# start of Dataset section

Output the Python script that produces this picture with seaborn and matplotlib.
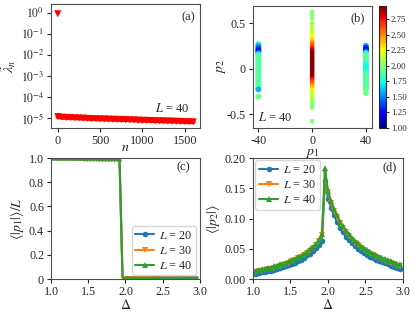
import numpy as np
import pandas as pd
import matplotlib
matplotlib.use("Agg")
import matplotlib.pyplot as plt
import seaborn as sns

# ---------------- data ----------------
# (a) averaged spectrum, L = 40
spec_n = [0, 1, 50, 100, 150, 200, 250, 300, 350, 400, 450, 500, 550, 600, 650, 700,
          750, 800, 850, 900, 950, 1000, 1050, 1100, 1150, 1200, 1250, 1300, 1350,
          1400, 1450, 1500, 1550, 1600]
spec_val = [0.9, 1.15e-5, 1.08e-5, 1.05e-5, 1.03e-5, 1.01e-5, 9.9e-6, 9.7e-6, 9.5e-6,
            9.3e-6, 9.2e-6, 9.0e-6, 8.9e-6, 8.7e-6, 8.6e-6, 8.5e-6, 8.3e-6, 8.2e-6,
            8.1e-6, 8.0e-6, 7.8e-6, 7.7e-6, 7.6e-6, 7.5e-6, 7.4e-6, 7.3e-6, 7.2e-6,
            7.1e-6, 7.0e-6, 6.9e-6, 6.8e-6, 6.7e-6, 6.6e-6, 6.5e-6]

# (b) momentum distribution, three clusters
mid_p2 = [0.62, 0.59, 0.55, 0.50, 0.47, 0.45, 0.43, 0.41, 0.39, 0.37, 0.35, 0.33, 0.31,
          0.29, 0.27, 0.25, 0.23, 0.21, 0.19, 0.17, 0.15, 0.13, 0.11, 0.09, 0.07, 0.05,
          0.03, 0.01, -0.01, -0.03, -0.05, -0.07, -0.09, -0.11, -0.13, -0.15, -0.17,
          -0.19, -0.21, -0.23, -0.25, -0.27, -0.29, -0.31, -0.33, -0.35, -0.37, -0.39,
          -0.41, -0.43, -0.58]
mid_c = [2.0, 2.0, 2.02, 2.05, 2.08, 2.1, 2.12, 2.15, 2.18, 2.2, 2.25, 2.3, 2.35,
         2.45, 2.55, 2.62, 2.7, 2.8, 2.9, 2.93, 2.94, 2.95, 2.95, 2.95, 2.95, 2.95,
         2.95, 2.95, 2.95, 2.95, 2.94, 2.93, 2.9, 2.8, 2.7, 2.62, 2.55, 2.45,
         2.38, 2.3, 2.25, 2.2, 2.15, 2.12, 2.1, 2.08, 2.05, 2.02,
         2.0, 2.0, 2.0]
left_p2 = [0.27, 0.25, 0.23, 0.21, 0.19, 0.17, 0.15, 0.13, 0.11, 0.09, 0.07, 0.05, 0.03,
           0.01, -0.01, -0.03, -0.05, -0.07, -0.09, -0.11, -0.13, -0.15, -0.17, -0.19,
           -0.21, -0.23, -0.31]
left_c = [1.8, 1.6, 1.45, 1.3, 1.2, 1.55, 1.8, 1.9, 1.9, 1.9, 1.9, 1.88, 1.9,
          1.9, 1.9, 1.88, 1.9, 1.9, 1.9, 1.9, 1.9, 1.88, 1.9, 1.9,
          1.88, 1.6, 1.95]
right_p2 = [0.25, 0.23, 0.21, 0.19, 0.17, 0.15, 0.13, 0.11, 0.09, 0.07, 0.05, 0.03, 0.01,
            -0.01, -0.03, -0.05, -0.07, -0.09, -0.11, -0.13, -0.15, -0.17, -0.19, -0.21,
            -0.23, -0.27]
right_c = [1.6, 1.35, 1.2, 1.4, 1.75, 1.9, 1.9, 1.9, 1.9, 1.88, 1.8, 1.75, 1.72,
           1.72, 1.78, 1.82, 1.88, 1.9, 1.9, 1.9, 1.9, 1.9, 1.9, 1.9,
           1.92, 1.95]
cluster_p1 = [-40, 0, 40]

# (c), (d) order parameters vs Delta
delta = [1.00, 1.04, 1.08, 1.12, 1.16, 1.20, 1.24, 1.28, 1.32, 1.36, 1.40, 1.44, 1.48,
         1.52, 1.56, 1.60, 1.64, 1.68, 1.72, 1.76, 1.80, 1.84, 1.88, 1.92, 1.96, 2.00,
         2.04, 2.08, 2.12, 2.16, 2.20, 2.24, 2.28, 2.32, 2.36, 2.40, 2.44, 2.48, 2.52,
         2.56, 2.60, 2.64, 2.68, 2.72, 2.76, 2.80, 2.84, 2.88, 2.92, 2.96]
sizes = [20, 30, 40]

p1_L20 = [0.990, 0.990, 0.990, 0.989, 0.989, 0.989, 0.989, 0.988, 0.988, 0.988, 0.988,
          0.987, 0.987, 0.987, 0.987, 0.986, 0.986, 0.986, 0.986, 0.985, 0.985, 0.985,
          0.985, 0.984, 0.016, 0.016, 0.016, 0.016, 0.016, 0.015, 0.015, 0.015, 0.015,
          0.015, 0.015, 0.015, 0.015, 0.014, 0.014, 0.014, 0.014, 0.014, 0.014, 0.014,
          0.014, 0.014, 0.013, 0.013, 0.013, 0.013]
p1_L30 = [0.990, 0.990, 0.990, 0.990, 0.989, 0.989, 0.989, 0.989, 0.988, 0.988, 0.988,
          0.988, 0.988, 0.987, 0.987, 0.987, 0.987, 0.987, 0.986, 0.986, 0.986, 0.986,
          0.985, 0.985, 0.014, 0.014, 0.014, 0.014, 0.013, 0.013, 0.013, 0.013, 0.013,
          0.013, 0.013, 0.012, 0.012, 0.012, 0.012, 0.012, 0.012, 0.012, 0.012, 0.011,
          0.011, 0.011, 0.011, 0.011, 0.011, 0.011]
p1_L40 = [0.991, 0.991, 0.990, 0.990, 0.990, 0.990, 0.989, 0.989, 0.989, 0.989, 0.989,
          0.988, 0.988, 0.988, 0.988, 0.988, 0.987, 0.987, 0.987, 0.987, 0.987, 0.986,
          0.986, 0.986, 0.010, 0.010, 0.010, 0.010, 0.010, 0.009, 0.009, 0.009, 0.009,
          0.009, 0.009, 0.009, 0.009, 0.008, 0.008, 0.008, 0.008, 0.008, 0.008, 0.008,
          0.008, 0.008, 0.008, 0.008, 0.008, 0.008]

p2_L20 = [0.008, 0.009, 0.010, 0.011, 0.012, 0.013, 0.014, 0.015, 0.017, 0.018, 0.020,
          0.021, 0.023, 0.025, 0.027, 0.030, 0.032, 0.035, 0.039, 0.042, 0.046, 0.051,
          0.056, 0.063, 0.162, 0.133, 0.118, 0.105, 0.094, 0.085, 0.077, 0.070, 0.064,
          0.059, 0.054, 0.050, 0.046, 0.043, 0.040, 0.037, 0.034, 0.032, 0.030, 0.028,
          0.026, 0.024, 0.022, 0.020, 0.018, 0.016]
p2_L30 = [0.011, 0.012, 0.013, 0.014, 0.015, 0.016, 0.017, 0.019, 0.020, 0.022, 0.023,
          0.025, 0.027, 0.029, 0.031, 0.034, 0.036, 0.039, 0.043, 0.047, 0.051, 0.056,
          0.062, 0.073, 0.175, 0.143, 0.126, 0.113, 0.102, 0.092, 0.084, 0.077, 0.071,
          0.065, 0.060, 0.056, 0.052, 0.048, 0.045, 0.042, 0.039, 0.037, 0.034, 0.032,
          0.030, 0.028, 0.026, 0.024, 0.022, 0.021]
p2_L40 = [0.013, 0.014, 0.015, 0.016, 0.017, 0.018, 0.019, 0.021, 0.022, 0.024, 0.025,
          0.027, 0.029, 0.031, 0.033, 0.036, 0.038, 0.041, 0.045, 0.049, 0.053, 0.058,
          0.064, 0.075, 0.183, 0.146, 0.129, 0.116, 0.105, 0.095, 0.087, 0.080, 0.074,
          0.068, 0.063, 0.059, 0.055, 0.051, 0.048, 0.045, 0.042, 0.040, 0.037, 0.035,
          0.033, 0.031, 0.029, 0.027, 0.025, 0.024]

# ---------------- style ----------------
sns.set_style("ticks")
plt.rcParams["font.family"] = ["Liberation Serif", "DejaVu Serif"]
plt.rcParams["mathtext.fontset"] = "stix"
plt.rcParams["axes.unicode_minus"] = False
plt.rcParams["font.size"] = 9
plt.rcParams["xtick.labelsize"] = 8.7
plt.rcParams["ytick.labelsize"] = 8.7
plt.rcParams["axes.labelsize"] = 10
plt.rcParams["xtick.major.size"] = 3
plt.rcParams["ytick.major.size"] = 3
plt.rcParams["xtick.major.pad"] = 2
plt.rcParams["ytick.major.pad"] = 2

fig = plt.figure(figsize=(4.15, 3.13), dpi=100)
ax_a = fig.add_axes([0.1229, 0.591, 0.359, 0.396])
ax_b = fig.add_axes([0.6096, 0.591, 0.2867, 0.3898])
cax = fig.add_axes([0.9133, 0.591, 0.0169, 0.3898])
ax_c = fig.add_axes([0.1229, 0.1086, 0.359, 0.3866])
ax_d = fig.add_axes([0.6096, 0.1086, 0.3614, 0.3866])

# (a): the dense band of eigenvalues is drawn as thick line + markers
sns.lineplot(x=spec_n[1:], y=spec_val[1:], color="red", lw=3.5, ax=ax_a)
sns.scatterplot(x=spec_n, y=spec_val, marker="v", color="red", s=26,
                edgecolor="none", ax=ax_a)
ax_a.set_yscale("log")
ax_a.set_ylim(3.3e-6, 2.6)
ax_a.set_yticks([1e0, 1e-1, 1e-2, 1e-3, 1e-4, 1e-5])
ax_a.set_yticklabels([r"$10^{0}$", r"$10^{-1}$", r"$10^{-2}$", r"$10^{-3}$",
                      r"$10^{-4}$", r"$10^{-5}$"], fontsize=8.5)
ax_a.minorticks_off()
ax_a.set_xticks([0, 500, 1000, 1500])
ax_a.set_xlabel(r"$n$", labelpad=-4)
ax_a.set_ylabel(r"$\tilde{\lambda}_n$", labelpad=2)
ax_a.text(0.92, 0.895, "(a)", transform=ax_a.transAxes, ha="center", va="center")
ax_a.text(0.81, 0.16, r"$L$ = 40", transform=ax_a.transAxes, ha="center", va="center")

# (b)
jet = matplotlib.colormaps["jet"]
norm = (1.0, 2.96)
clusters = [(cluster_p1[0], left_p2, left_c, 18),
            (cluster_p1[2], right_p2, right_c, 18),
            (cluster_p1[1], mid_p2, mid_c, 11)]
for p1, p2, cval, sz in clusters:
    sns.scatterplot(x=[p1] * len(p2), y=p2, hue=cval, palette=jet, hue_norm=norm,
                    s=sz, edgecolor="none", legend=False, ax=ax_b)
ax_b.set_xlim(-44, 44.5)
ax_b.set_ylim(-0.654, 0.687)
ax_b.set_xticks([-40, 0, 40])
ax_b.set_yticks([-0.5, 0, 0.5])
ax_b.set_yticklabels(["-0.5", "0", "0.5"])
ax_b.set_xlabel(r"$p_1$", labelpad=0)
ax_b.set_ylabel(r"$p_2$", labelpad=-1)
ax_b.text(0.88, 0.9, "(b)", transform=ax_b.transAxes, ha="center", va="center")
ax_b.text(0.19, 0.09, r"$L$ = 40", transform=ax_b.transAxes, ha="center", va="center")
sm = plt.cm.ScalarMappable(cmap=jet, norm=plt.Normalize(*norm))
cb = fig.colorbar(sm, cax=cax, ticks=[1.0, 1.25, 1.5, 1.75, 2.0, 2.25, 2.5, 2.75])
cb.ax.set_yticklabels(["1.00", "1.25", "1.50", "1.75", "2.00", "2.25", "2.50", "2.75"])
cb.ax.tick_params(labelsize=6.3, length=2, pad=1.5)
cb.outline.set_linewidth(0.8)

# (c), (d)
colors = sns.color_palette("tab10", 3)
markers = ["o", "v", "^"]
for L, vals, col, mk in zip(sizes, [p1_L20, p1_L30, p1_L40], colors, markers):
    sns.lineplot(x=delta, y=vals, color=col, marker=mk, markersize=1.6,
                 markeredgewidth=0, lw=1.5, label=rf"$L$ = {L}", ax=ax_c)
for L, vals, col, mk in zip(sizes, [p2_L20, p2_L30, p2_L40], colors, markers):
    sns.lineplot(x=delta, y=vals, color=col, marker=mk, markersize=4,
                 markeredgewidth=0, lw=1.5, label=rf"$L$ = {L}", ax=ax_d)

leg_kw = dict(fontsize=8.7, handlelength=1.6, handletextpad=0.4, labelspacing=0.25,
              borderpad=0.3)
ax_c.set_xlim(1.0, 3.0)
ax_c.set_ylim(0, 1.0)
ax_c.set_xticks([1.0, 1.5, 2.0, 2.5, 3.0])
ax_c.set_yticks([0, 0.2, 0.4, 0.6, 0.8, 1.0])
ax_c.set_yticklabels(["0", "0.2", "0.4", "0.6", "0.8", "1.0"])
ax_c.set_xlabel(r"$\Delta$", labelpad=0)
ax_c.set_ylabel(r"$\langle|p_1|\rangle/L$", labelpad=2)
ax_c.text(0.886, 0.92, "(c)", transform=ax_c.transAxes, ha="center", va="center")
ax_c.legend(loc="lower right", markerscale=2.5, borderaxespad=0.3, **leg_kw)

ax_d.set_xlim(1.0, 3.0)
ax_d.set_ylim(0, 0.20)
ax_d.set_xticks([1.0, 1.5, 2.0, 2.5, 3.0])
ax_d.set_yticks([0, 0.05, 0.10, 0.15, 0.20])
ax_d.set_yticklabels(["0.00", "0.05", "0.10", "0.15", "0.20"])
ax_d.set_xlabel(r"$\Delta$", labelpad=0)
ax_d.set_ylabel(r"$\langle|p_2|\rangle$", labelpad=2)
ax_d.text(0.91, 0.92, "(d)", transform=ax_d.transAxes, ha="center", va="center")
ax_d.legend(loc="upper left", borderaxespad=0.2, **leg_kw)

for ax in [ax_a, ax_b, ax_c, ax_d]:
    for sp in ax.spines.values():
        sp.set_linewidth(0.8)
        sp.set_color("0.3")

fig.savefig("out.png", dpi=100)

# end of Dataset section

Return, unchanged, the lines from the first line of the material through the line that holds "import seaborn as sns", inclusive, omitting pictures.

Exercise solution
Output the Python script that produces this picture with seaborn and matplotlib.
import numpy as np
import pandas as pd
import matplotlib
matplotlib.use("Agg")
import matplotlib.pyplot as plt
import seaborn as sns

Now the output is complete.